Square: . $\begin{array}{ccc}\left(\dfrac{x}{2}\right)^2 &=& \cos^2\!\theta \\ \\[-3mm] \left(\dfrac{y}{\sqrt{3}}\right)^2 &=& \sin^2\!\theta \end{array}$

$\text{Add: }\;\frac{x^2}{4} + \frac{y^2}{3} \:=\:\underbrace{\cos^2\!\theta + \sin^2\!\theta}_{\text{This is 1}} \qquad\Rightarrow \qquad \frac{x^2}{4} + \frac{y^2}{3} \:=\:1$

This is an ellipse: center (0,0), semimajor axis 2, semiminor axis √3.

Because of the domain, $[0,2\pi]$, we have the entire ellipse.

$d)\;\;x \:=\:2\cos t\quad y\:=\:\sin t\quad 0< \theta < \pi$
Same procedure as c).

$e)\;\;x\:=\:\frac{2t}{(1+t)^2} \quad y \:=\:\frac{(1-t)^2}{(1+t)^2}$

mr fantastic is correct . . . The equation is: . $2x + y \:=\:1$
. . This is a line with intecepts: $\left(\tfrac{1}{2},0\right),\;(0, 1)$

But I am having difficulty determining the extent of this graph.

Since no domain is mentioned, I assume: $t \in (-\infty,\infty)$

Then I did some "eyeball" limits . . .

If $t = \text{-}\infty\!:\;\;x \:=\:\frac{\text{-}\infty}{\infty^2} \:=\:0, \quad y \:=\:\frac{\infty^2}{\infty^2} \:=\:1 \quad\Rightarrow\quad (0,1)$

If $t = \text{-}1\!:\;\text{ unde{f}ined.}$

If $t = 0\!:\;\; x \:=\:0,\;y \:=\:1 \quad\Rightarrow\quad (0,1)$

If $t = 1\!:\;\;x \:=\:\tfrac{1}{2},\;y \:=\:0 \quad\Rightarrow\quad \left(\tfrac{1}{2},0\right)$
If $t = +\infty\!:\;\;x \:=\:\frac{\infty}{\infty^2} \:=\:0, \quad y \:=\:\frac{\infty^2}{\infty^2} \:=\:1 \quad\Rightarrow\quad (0,1)$

I have most of it figured out, but there are some fuzzy areas.

7. Originally Posted by Soroban
[snip]
mr fantastic is correct . . . The equation is: . $2x + y \:=\:1$
. . This is a line with intecepts: $\left(\tfrac{1}{2},0\right),\;(0, 1)$

But I am having difficulty determining the extent of this graph.
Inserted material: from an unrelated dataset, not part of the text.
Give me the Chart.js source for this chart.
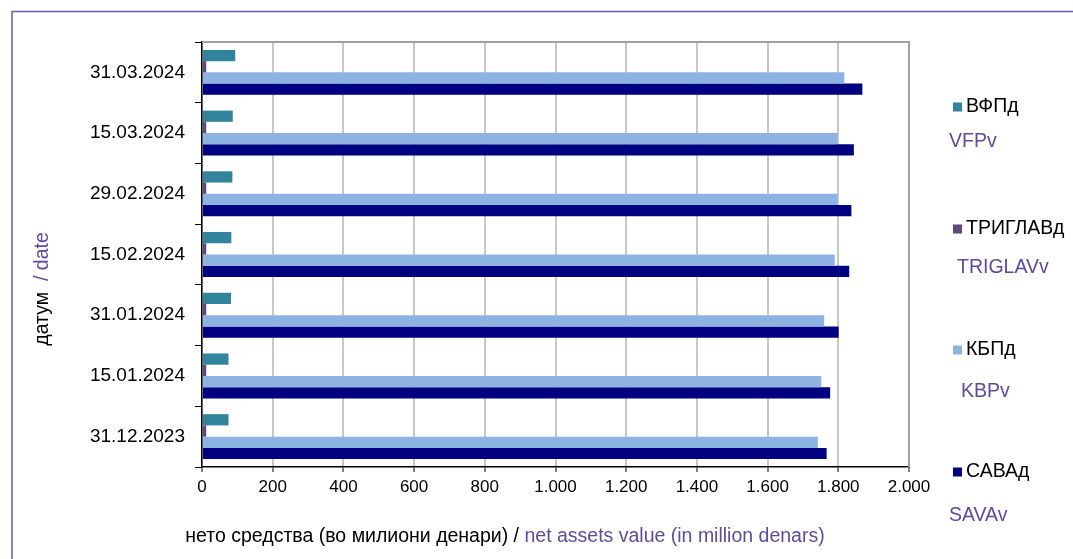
<!DOCTYPE html>
<html><head><meta charset="utf-8">
<script src="https://cdn.jsdelivr.net/npm/chart.js@4"></script>
<style>html,body{margin:0;padding:0;background:#fff;}#wrap{position:relative;width:1073px;height:559px;}</style>
</head><body><div id="wrap"><canvas id="c" width="1073" height="559"></canvas></div>
<script>
const categories = ['31.03.2024','15.03.2024','29.02.2024','15.02.2024','31.01.2024','15.01.2024','31.12.2023'];
const seriesNamesMk = ['ВФПд','ТРИГЛАВд','КБПд','САВАд'];
const seriesNamesEn = ['VFPv','TRIGLAVv','KBPv','SAVAv'];
const seriesColors = ['#31849b','#5f497a','#8db3e2','#000080'];
const vfp = [94,87,86,83,82,75,75];
const triglav = [12,12,12,12,12,12,12];
const kbp = [1817,1798,1798,1790,1760,1752,1742];
const sava = [1868,1844,1837,1831,1801,1777,1767];
const xMin = 0, xMax = 2000, xStep = 200;
const yTitleMk = 'датум', yTitleEn = '/ date';
const xTitleMk = 'нето средства (во милиони денари) / ', xTitleEn = 'net assets value (in million denars)';

const PURPLE = '#5f4b9b';
const FONT = '"Liberation Sans", Arial, sans-serif';

const seriesValues = [vfp, triglav, kbp, sava];
const datasets = seriesValues.map((d,i)=>({
  label: seriesNamesMk[i], data: d, backgroundColor: seriesColors[i],
  borderWidth: 0, categoryPercentage: 0.74, barPercentage: 1.0
}));

function fmt(v){ return String(v).replace(/\B(?=(\d{3})+(?!\d))/g,'.'); }

const deco = {
  id:'deco',
  afterDraw(chart){
    const ctx = chart.ctx, a = chart.chartArea;
    ctx.save();
    // plot frame top & right
    ctx.strokeStyle = '#a0a0a0'; ctx.lineWidth = 2;
    ctx.beginPath(); ctx.moveTo(a.left, a.top); ctx.lineTo(a.right, a.top); ctx.lineTo(a.right, a.bottom); ctx.stroke();
    // outer frame
    ctx.strokeStyle = '#6a58aa'; ctx.lineWidth = 1.5;
    ctx.beginPath(); ctx.moveTo(12, 560); ctx.lineTo(12, 11.5); ctx.lineTo(1075, 11.5); ctx.stroke();
    // legend
    const legY = [107, 229, 350, 472];
    const enPos = [[949,142],[957,268],[961,392],[949,516]];
    ctx.textBaseline = 'middle'; ctx.textAlign = 'left';
    for (let i=0;i<4;i++){
      ctx.fillStyle = seriesColors[i];
      ctx.fillRect(953, legY[i]-4.5, 9, 9);
      ctx.fillStyle = '#000'; ctx.font = '19.5px ' + FONT;
      ctx.fillText(seriesNamesMk[i], 966, legY[i]);
      ctx.fillStyle = PURPLE;
      ctx.fillText(seriesNamesEn[i], enPos[i][0], enPos[i][1]);
    }
    // x title
    ctx.font = '19.5px ' + FONT;
    const w1 = ctx.measureText(xTitleMk).width, w2 = ctx.measureText(xTitleEn).width;
    let x0 = 505 - (w1+w2)/2;
    ctx.fillStyle = '#000'; ctx.fillText(xTitleMk, x0, 537);
    ctx.fillStyle = PURPLE; ctx.fillText(xTitleEn, x0 + w1, 537);
    // y title
    ctx.translate(43, 289); ctx.rotate(-Math.PI/2);
    ctx.font = '19.5px ' + FONT;
    const t1 = yTitleMk + '  ';
    const v1 = ctx.measureText(t1).width, v2 = ctx.measureText(yTitleEn).width;
    const s0 = -(v1+v2)/2;
    ctx.fillStyle = '#000'; ctx.fillText(t1, s0, 0);
    ctx.fillStyle = PURPLE; ctx.fillText(yTitleEn, s0+v1, 0);
    ctx.restore();
  }
};

new Chart(document.getElementById('c'), {
  type:'bar',
  data:{ labels: categories, datasets },
  options:{
    indexAxis:'y', responsive:false, animation:false, devicePixelRatio:1,
    layout:{ padding:{ left:0, top:42, right:164, bottom:0 } },
    plugins:{ legend:{display:false}, tooltip:{enabled:false} },
    scales:{
      x:{ type:'linear', min:xMin, max:xMax,
        ticks:{ stepSize:xStep, color:'#000', font:{family:FONT, size:17}, padding:5, callback:(v)=>fmt(v) },
        grid:{ color:'#c8c8c8', lineWidth:2, tickColor:'#000', tickLength:5, tickWidth:1 },
        border:{ color:'#000', width:1.5 },
        afterFit(s){ s.height = 92; }
      },
      y:{ offset:true,
        ticks:{ color:'#000', font:{family:FONT, size:19}, padding:10 },
        grid:{ drawOnChartArea:false, offset:true, tickColor:'#000', tickLength:7, tickWidth:1 },
        border:{ color:'#000', width:1.5 },
        afterFit(s){ s.width = 202; }
      }
    }
  },
  plugins:[deco]
});
</script></body></html>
Since no domain is mentioned, I assume: $t \in (-\infty,\infty)$

Then I did some "eyeball" limits . . .

If $t = \text{-}\infty\!:\;\;x \:=\:\frac{\text{-}\infty}{\infty^2} \:=\:0, \quad y \:=\:\frac{\infty^2}{\infty^2} \:=\:1 \quad\Rightarrow\quad (0,1)$

If $t = \text{-}1\!:\;\text{ unde{f}ined.}$

If $t = 0\!:\;\; x \:=\:0,\;y \:=\:1 \quad\Rightarrow\quad (0,1)$

If $t = 1\!:\;\;x \:=\:\tfrac{1}{2},\;y \:=\:0 \quad\Rightarrow\quad \left(\tfrac{1}{2},0\right)$
If $t = +\infty\!:\;\;x \:=\:\frac{\infty}{\infty^2} \:=\:0, \quad y \:=\:\frac{\infty^2}{\infty^2} \:=\:1 \quad\Rightarrow\quad (0,1)$

I have most of it figured out, but there are some fuzzy areas.
The graph of $x = \frac{2t}{(t + 1)^2}$ has a vertical asymptote at t = -1, a horizontal asymptote x = 0, passes through (0, 0) and has a turning point at $t = 1 \Rightarrow x = \frac{1}{2}$. So the range of this graph is $\left(-\infty , \, \frac{1}{2}\right]$. Hence the domain of the parametric curve is $-\infty < x \leq \frac{1}{2}$.
Similar analysis can be applied to the graph of $y = \frac{(1 - t)^2}{(1 + t)^2}$. It has a horizontal asymptote y = 1, vertical asymptote at t = -1, turning point at $t = 1 \Rightarrow y = 0$ and y-intercept at y = 1. The range of this graph is $[0, +\infty)$. Hence the range of the parametric curve is $0 \leq y < +\infty$.
Hence the path is the part of line 2x + y = 1 over the domain $x \leq \frac{1}{2}$.